> _DIRECTIONS_
Which lines contain the word "diagram"? Return each of them as written.

> _DATA RECORDS_
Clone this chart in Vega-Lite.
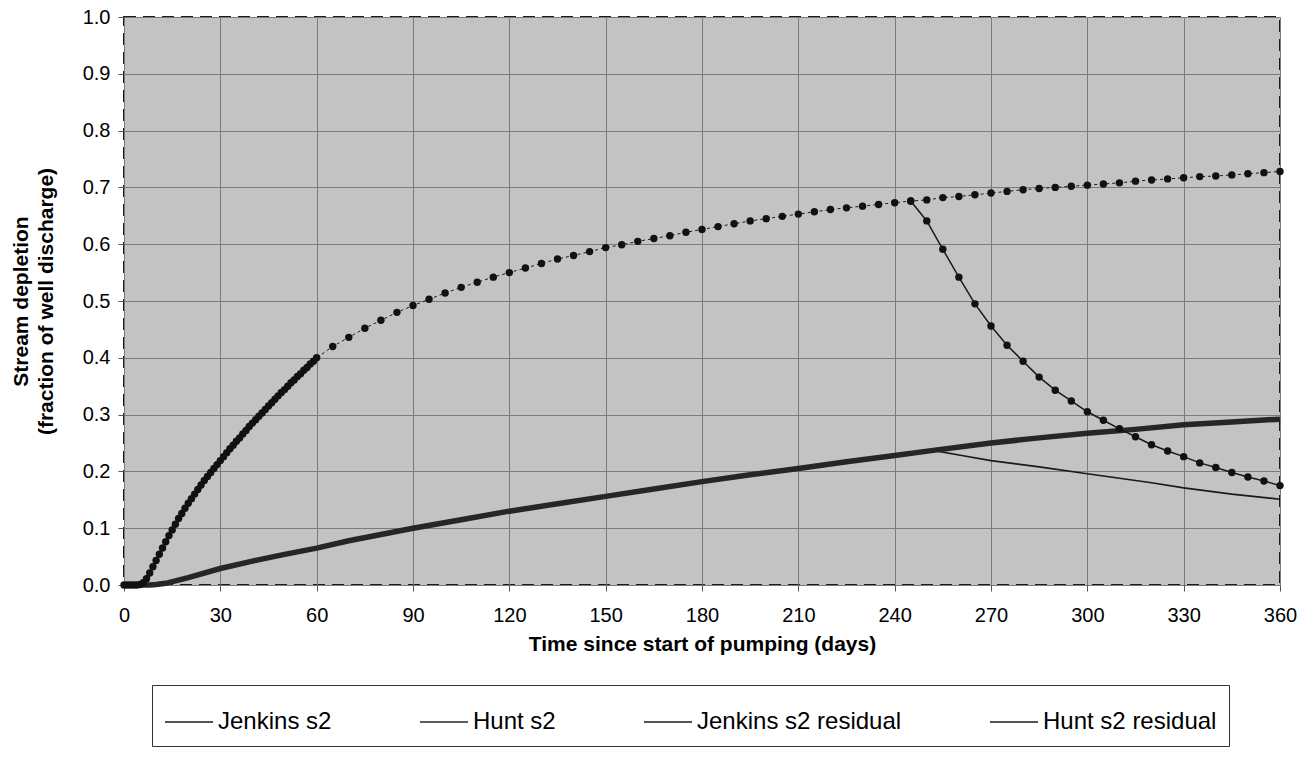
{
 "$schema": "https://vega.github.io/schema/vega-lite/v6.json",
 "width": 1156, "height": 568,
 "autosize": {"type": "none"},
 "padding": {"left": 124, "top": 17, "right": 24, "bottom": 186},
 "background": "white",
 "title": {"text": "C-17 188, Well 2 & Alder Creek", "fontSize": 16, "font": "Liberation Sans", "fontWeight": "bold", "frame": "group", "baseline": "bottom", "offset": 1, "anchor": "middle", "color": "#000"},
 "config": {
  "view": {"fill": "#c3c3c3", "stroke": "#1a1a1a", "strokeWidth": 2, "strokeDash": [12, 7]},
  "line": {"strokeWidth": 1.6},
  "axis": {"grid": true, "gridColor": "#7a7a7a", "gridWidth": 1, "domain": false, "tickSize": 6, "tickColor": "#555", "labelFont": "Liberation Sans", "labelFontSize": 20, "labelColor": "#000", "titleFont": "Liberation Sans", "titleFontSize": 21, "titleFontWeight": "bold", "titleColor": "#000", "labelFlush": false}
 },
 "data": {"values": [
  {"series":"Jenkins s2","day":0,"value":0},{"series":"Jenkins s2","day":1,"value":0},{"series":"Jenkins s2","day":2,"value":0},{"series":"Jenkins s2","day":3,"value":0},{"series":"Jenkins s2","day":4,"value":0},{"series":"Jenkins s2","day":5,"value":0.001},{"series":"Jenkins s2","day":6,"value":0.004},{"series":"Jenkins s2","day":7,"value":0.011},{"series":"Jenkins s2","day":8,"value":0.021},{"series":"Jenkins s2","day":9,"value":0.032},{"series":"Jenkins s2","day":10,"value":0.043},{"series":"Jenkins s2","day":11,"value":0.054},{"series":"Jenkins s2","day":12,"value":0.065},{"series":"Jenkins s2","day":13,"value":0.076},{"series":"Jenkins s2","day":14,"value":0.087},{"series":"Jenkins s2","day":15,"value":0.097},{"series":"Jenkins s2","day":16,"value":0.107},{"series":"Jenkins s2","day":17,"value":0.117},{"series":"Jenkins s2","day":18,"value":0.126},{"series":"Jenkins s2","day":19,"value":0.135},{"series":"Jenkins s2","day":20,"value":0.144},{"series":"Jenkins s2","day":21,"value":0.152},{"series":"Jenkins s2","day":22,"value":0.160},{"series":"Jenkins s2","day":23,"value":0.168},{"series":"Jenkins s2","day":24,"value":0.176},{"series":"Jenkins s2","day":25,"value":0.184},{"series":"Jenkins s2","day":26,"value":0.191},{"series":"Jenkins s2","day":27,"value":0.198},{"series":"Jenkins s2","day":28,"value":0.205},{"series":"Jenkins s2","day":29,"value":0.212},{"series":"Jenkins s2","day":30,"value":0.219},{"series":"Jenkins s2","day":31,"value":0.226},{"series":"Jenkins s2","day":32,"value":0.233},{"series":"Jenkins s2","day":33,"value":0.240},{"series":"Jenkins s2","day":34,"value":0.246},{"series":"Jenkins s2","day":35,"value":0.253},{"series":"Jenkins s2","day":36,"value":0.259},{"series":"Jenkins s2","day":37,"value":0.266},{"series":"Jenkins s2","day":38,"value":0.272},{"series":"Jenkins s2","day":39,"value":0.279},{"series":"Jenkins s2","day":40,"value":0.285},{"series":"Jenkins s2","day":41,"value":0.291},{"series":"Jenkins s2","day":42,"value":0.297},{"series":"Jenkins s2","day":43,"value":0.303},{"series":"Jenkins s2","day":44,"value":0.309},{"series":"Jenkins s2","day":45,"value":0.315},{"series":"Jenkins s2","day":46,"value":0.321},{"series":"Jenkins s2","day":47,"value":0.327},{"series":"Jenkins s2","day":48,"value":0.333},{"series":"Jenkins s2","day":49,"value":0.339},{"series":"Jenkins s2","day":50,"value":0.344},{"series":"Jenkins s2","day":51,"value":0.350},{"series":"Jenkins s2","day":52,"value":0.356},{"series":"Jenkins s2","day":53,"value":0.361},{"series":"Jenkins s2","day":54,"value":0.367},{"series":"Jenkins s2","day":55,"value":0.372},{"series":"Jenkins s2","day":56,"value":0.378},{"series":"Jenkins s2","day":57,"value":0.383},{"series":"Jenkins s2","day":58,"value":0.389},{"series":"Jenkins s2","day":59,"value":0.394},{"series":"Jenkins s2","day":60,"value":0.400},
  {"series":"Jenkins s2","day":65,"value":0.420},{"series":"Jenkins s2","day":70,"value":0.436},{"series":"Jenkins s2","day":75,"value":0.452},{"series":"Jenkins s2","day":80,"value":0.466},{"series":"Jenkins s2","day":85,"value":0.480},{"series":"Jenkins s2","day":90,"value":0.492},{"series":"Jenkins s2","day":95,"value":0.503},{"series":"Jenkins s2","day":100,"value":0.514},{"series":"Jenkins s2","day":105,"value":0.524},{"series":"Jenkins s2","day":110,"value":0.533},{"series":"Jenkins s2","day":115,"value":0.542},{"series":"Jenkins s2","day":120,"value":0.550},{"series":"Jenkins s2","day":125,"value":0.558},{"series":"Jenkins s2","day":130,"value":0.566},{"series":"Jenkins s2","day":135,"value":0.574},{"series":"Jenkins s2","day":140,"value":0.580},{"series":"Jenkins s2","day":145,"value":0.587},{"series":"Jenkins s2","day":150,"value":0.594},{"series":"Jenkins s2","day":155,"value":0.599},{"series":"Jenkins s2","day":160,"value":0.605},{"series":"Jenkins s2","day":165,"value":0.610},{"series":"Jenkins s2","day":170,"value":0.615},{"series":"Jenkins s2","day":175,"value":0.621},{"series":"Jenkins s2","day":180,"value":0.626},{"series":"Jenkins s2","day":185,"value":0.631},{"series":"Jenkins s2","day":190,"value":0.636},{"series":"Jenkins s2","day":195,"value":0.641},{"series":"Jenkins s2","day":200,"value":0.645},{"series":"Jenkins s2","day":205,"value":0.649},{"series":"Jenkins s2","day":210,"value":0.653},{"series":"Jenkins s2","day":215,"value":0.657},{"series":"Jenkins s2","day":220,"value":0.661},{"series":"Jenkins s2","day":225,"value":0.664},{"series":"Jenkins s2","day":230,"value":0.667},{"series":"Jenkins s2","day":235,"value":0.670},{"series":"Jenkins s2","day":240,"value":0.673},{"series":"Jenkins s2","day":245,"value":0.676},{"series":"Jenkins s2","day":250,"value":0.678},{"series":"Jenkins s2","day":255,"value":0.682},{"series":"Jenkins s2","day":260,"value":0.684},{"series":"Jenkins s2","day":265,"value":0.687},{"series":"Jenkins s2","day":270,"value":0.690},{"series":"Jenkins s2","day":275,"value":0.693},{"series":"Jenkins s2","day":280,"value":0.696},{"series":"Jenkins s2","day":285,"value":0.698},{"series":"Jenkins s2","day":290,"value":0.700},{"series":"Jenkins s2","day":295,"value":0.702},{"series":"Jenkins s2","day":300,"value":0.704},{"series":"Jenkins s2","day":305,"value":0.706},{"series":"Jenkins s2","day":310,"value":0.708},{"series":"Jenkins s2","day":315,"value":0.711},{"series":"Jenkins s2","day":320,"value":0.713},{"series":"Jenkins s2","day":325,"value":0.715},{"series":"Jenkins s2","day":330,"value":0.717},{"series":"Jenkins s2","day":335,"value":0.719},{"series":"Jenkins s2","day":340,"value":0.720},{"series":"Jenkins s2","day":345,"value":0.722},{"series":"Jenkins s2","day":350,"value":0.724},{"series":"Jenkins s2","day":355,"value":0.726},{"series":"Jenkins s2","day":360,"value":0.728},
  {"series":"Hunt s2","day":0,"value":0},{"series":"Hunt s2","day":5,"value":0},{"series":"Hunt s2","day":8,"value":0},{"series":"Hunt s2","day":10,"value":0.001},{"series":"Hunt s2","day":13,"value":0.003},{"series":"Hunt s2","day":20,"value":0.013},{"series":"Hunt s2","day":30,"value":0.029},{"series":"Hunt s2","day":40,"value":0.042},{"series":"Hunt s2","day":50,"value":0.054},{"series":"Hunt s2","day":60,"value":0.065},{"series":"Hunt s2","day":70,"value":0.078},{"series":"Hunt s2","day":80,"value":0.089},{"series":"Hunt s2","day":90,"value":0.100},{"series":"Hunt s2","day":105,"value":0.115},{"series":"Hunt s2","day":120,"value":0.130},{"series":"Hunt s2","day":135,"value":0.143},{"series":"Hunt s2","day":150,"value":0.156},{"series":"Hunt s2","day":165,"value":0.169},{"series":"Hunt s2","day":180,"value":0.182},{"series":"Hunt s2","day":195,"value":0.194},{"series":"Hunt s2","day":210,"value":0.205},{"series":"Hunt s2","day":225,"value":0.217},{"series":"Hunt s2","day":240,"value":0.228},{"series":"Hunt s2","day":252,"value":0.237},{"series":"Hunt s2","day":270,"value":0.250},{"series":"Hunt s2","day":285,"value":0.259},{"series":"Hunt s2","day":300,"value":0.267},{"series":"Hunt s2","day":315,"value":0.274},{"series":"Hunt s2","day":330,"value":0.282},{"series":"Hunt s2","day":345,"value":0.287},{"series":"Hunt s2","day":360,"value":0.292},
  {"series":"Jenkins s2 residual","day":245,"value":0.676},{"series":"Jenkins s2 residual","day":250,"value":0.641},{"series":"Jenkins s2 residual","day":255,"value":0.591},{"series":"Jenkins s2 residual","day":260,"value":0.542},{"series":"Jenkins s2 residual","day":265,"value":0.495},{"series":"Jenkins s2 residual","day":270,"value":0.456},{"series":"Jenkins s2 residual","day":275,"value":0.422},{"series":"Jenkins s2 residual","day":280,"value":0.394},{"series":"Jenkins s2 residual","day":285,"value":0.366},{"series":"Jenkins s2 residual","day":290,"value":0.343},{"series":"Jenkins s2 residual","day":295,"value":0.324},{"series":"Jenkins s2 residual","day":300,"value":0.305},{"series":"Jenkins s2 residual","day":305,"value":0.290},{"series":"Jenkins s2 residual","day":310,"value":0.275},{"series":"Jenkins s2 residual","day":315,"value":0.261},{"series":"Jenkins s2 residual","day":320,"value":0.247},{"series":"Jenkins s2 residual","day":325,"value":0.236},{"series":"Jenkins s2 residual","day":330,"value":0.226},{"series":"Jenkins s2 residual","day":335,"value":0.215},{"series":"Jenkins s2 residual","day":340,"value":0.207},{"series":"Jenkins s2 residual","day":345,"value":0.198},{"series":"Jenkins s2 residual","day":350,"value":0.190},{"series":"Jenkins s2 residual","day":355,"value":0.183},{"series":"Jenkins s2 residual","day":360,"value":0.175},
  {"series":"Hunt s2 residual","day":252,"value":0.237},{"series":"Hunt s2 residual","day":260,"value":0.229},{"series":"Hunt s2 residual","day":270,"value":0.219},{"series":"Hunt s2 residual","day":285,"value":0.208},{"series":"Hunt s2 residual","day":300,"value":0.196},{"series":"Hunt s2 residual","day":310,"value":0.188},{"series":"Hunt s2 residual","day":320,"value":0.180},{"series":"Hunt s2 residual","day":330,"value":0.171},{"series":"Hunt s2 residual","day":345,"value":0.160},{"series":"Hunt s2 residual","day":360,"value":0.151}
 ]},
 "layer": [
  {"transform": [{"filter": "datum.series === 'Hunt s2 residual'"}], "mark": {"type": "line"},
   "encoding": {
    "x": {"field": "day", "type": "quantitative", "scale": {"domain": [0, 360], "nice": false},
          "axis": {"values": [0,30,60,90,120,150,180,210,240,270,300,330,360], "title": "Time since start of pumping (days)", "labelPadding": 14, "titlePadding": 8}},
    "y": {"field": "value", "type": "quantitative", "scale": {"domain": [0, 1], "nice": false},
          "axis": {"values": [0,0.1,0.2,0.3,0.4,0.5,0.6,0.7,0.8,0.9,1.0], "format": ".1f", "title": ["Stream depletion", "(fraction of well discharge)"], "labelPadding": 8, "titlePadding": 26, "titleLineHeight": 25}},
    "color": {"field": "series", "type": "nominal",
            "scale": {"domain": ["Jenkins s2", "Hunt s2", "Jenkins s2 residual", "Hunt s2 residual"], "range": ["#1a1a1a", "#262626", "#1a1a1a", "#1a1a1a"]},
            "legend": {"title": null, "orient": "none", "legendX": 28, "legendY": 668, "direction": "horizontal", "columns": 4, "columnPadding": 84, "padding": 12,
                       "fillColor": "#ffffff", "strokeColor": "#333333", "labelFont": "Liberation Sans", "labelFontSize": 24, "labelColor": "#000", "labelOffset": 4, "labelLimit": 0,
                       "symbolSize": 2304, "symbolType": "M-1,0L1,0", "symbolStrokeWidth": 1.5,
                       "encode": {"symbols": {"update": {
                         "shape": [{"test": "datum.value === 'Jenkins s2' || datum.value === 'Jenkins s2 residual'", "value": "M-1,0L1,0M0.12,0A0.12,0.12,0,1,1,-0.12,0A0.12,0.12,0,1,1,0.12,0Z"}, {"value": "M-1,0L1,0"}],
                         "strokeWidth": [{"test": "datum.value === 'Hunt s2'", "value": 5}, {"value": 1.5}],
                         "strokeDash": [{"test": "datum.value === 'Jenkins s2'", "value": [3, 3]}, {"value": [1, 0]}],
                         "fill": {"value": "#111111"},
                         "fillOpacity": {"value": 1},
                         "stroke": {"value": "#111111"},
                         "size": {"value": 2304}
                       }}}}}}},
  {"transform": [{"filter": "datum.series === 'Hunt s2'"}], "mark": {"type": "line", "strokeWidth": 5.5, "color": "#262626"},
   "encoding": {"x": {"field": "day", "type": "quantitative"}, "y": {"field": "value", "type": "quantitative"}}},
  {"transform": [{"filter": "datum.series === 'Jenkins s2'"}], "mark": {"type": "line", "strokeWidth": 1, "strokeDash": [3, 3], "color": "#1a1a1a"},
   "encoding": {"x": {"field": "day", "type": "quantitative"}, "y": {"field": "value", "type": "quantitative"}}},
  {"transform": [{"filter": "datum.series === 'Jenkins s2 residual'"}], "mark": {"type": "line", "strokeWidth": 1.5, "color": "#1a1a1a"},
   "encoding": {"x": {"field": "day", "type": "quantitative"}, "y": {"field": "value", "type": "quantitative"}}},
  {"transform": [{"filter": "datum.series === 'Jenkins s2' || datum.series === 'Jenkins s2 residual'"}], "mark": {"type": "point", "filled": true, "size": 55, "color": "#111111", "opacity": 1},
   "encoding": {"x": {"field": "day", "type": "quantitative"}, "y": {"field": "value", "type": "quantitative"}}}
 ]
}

==

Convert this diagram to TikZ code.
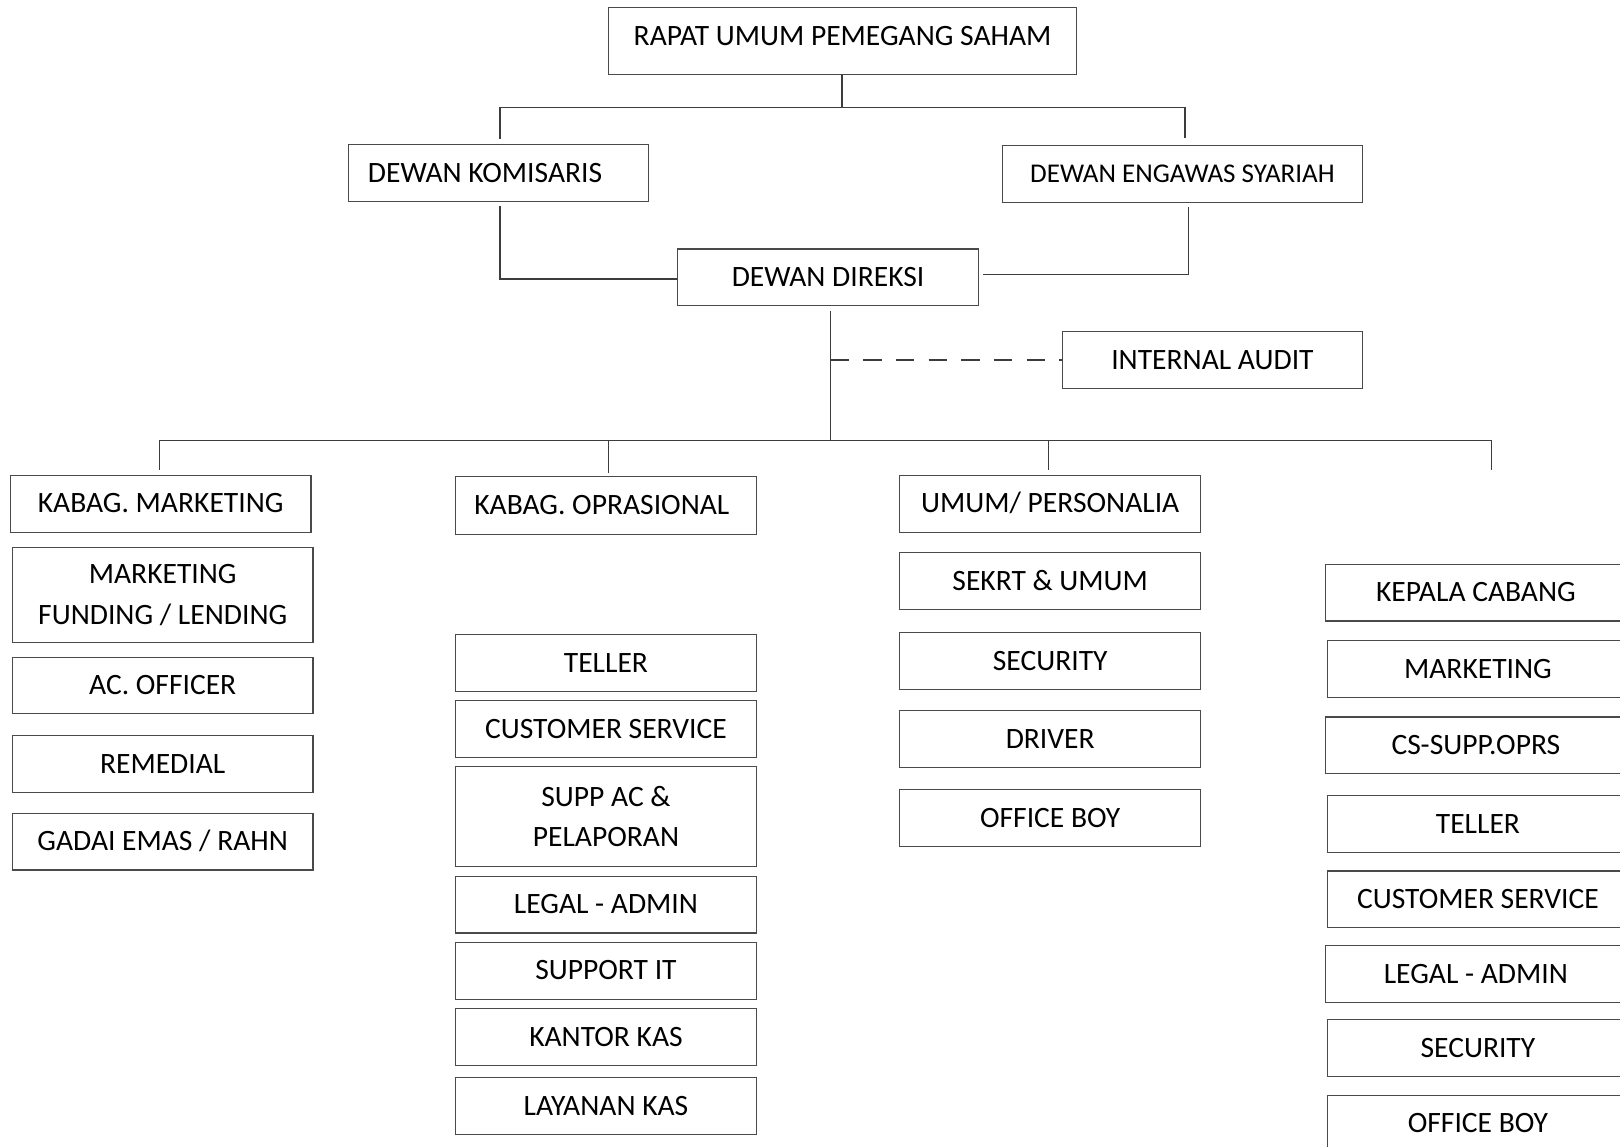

--

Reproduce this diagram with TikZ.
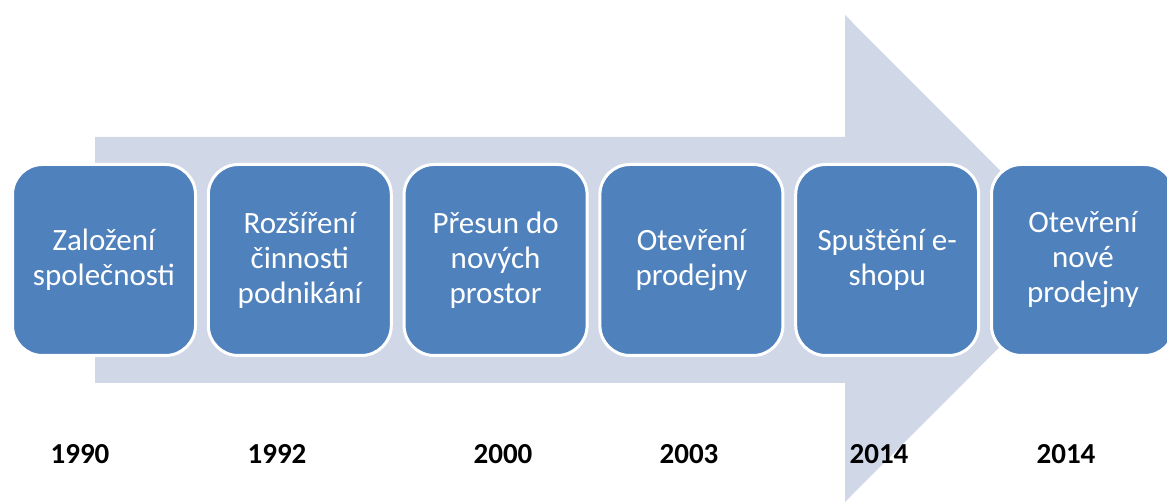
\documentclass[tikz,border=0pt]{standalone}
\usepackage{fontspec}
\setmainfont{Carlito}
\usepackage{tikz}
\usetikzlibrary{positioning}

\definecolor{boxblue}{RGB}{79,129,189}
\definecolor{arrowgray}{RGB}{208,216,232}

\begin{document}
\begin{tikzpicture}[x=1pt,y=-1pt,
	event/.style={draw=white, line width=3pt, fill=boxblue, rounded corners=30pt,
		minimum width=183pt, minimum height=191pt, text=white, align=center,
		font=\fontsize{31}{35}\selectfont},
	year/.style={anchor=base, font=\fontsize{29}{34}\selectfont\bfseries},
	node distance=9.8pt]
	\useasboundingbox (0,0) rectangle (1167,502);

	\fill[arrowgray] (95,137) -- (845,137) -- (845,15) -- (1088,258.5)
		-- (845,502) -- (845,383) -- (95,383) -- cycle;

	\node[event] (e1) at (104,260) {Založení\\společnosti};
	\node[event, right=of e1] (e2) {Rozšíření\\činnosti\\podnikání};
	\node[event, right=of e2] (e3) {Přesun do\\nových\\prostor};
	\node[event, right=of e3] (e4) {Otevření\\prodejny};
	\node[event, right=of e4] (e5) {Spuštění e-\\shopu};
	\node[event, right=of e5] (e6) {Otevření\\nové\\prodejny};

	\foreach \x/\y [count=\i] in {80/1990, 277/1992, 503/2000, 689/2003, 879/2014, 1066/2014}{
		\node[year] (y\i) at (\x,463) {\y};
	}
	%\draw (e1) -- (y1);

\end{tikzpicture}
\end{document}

> _SOLVED PROBLEM_
Convert this diagram to TikZ code.
Reproduce this diagram with TikZ.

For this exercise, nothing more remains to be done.